Для Карбаускиса, по-видимому, объяснение зла лежит в философской плоскости: он говорит о нацизме как о последовательном и логичном следствии многих причин. Недаром и сцена уставлена огромными шахматными досками, как во время мирового чемпионата: на досках истории каждый играет свою партию и имеет возможность выбора, однако чем дальше, тем выбирать все труднее.

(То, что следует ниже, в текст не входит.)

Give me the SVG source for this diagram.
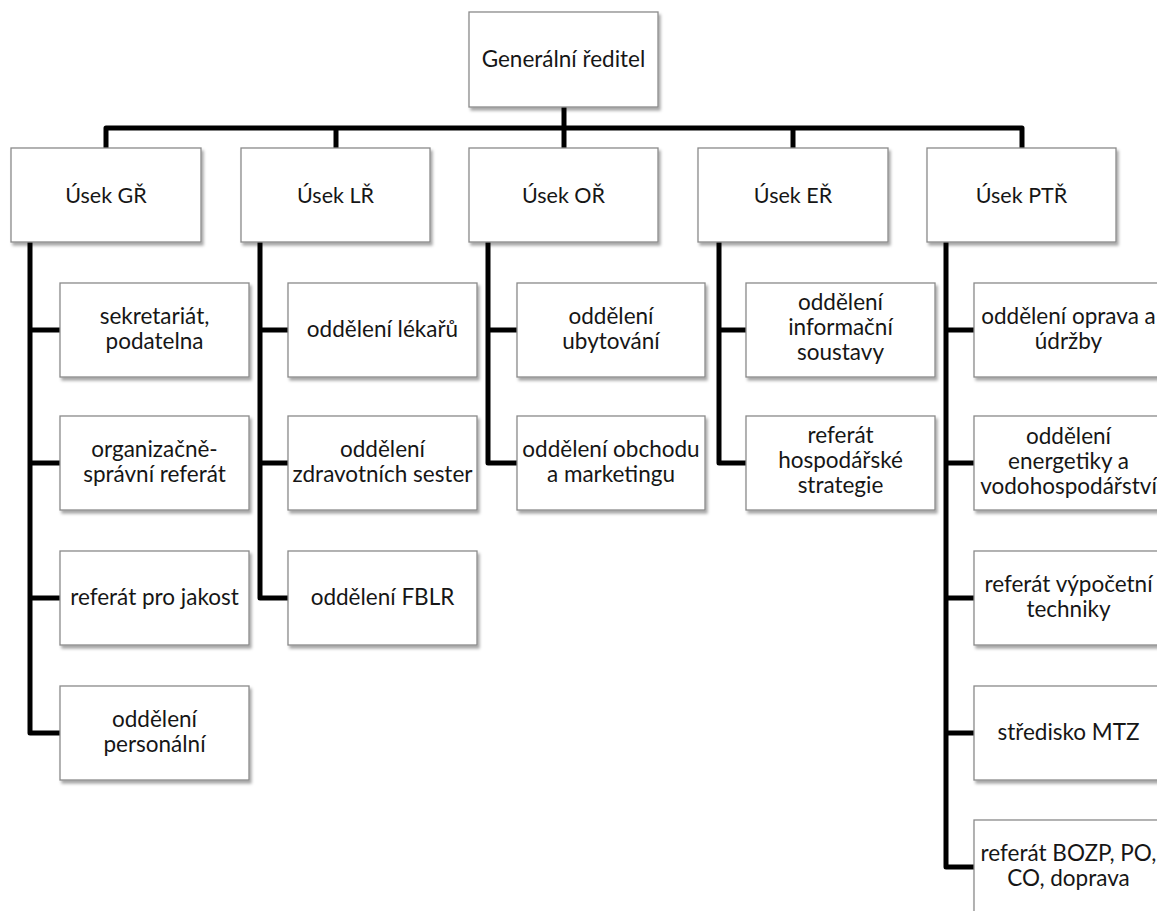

Этот спектакль нельзя назвать абсолютной удачей Карбаускиса, но само желание взяться за безнадежное дело — говорить о трагедии современным языком — заслуживает упоминания. Главный вывод, который делаешь после этого спектакля,— у современного искусства, в частности у театра, совершенно нет ни средств, ни языка, ни воли для того, чтобы говорить на серьезные темы. Именно поэтому любая патриотика, даже старательно сыгранная, все равно отдает дипломным спектаклем. Ни страстность, ни бесстрастность тут не помогают. Несмотря на это, Карбаускис все же решился на эксперимент: на наших глазах, можно сказать, рождается неоконсерватизм в современном театре. Привить этому театру серьезность и твердые принципы, впрочем, будет еще труднее, чем одержать условную победу над злом.